In fact, Bob’s Burgers is less like its current lineup partners and a lot more like another animated series that used to run on Fox: King of the Hill. Both series used animation to tell comic, exaggerated, but ultimately real stories about a family trying to get along with each other and do right by the world around them. Hank Hill was a patriarch dedicated to his job and his family, and the dramatic and comedic tension didn’t come from, say, his attempts to put up with his son, but his efforts to connect with the boy even though they were very different people. It’s an old and true dynamic, and Bob’s Burgers uses it effectively as it details the struggles of Bob to run his struggling restaurant while also being a good husband and father. Bob’s Burgers is definitely no stranger to wackiness or to plots that push the edge of reality, but it’s also not as extreme a fantasy as MacFarlane’s shows or The Simpsons can be. Rather, it inhabits a narrative middle ground: a little kooky, a lot real, and all the more believable for it. When Tina wants a special birthday party, Bob worries about paying for it, and he takes a second job to earn the cash.
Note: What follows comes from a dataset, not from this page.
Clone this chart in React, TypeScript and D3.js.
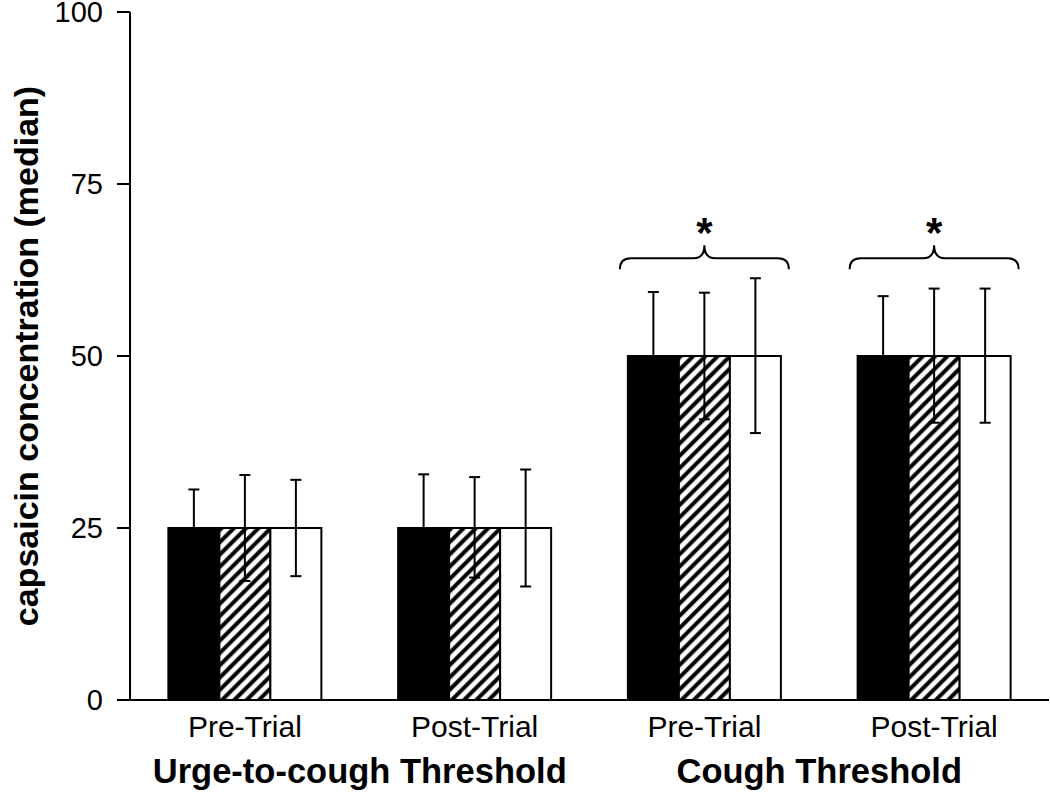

When the food truck craze starts to sap Bob’s business, he buys a cheap truck and tries to play along, to disastrous results. Daydreams and hallucinations abound, but the line between what’s real and what can only exist in a character’s imagination is usually pretty solid. This is very much a show about a middle-class family trying to make it, wrapped in a silly, funny, whip-smart cartoon package.
Bob’s Burgers and King of the Hill are animation aberrations for the way they bravely adhere to real-world physics, emotions, and even basic cause and effect. Instead of saying “Well, this is a cartoon, so let’s see what we can get away with,” the creators of both shows seem to have started out by saying “How can we tell a human story and tell it well?” The people who made King of the Hill followed detailed instructions to ensure that each episode stayed grounded, and Bob’s Burgers isn’t that far removed from such concerns, either. It’s a cartoon, but it’s not cartoony.
But it’s not just that Bob’s Burgers is a good show; it’s that it represents how great animated series can become when allowed to flourish in weird and challenging ways. This isn’t a cutaway-heavy gag reel like MacFarlane’s series, or a media-saturated satire like The Simpsons. This is a surreal, precise show with a definite voice and vision, and one that demonstrates how good pop TV animation can be. Half the episodes are packed with musical digressions, and just as many seem to focus on the in-jokes and family stories that accrue over the years. No one watching it could mistake it for King of the Hill — the style and humor are, obviously, different — but both shows together make a powerful argument for the continued presence of animated sitcoms that, for the most part, look and feel just like real life. Yes, animation can do things that physical shows can’t. But where is it written that animation must, by virtue of its execution, depict a world we don’t recognize? What would it mean for just a few more animated shows to strive for consistency, and heart, and humor born of character? What would it mean for them to be “real” in that way? I think it would be wonderful to see, and I think that’s where primetime American animation can, and should, go next. Cartoons can look like anything we want, and that includes functioning, realistic families. They’re not flesh and blood, but they’re still fully human.